Intermittent 50x http errors when pulling Helm charts

Closed this issue · 5 comments

Describe the bug
When pulling Helm charts (OCI) from ACR we intermittently get the following http status codes:

  • 502 Bad Gateway
  • 503 The server is busy
  • 504 Gateway Time-out

The problem occurs several times per day.
We have tried:

  • Multiple Helm client versions
  • Multiple client networks (AKS, VM both within vnet and outside)
  • Multiple different charts & chart versions
  • Implemented retries wherever possible

Together with support we created client network packet traces that indicate the http status codes are being returned by the ACR endpoint (xyz.azurecr.io) and not some intermediate service/proxy.

To Reproduce
Steps to reproduce the behavior:

  1. Pull Helm charts (OCI) from ACR
  2. Repeat until it fails with a 50x http status code

Any relevant environment information

  • Helm 3.9, 3.10.2, ...
  • Region West-Europe

Additional context
Support advised us to create a ticket in this GitHub repository to be able to track progress.
According to support:

  • PG confirmed the cause of this issue is with storage account in specific regions.
  • PG team is working on the long-term fix in which they have a plan to improve our code to stabilize the connection between ACR and the Storage service

This issue is stale because it has been open 60 days with no activity.
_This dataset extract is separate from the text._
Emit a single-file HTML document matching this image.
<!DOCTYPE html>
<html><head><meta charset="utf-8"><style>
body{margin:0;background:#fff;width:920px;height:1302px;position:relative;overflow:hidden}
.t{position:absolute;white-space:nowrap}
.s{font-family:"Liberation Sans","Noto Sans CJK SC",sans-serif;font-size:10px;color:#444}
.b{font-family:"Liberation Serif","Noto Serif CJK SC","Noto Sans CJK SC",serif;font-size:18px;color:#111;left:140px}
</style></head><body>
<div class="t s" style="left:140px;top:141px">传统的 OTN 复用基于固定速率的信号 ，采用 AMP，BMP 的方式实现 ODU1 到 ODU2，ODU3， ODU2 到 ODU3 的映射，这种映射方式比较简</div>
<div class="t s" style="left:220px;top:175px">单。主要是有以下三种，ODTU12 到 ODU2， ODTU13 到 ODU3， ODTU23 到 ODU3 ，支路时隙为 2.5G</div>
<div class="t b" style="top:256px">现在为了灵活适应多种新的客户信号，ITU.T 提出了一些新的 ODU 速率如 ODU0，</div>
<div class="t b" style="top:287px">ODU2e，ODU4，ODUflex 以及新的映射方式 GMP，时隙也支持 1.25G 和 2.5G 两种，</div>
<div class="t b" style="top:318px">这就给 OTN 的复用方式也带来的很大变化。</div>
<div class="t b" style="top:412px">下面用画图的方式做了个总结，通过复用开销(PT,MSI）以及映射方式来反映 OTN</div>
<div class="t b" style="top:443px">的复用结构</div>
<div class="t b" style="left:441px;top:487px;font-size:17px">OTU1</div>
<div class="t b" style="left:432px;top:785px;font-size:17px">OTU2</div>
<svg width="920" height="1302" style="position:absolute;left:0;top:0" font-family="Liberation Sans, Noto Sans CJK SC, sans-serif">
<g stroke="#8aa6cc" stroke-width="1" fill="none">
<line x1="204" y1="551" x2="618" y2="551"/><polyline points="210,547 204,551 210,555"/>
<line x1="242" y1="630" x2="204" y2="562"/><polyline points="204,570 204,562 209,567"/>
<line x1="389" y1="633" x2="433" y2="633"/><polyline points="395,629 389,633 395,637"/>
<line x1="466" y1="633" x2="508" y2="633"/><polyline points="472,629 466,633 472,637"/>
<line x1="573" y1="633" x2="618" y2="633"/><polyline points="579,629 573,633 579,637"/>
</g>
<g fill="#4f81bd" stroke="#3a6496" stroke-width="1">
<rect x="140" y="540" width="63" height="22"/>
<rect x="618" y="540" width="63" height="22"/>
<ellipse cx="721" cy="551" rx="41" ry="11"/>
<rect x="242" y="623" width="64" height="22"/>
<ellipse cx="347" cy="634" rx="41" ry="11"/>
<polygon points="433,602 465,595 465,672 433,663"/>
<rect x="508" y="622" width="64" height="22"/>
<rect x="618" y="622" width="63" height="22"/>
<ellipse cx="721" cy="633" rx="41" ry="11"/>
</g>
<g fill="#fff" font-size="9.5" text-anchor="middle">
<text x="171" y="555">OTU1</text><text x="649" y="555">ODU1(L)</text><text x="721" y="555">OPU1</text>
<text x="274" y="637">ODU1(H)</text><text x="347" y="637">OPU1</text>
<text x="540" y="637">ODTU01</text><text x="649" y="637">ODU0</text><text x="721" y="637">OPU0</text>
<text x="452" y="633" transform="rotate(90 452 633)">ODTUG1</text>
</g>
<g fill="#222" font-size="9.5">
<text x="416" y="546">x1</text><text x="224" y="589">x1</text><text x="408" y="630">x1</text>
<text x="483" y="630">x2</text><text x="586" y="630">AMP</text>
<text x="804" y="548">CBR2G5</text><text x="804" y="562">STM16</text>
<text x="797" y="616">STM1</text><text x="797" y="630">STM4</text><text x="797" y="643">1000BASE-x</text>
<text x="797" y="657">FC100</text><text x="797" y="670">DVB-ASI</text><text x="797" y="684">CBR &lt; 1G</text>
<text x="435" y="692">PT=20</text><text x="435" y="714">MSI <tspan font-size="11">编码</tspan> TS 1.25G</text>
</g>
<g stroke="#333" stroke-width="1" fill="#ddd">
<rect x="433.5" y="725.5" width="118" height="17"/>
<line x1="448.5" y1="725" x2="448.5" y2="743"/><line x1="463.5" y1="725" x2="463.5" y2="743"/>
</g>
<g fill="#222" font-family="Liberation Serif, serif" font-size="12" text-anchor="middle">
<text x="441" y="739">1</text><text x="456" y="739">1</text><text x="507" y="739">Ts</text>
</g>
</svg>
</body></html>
Remove stale label or comment or this will be closed in 30 days.

Any update on this?

This issue is stale because it has been open 60 days with no activity. Remove stale label or comment or this will be closed in 30 days.

This issue was closed because it has been stalled for 30 days with no activity.

Can this please be re-opened? Azure Support asked to create this ticket. It would be nice to get at least some feedback on this. Thanks in advance.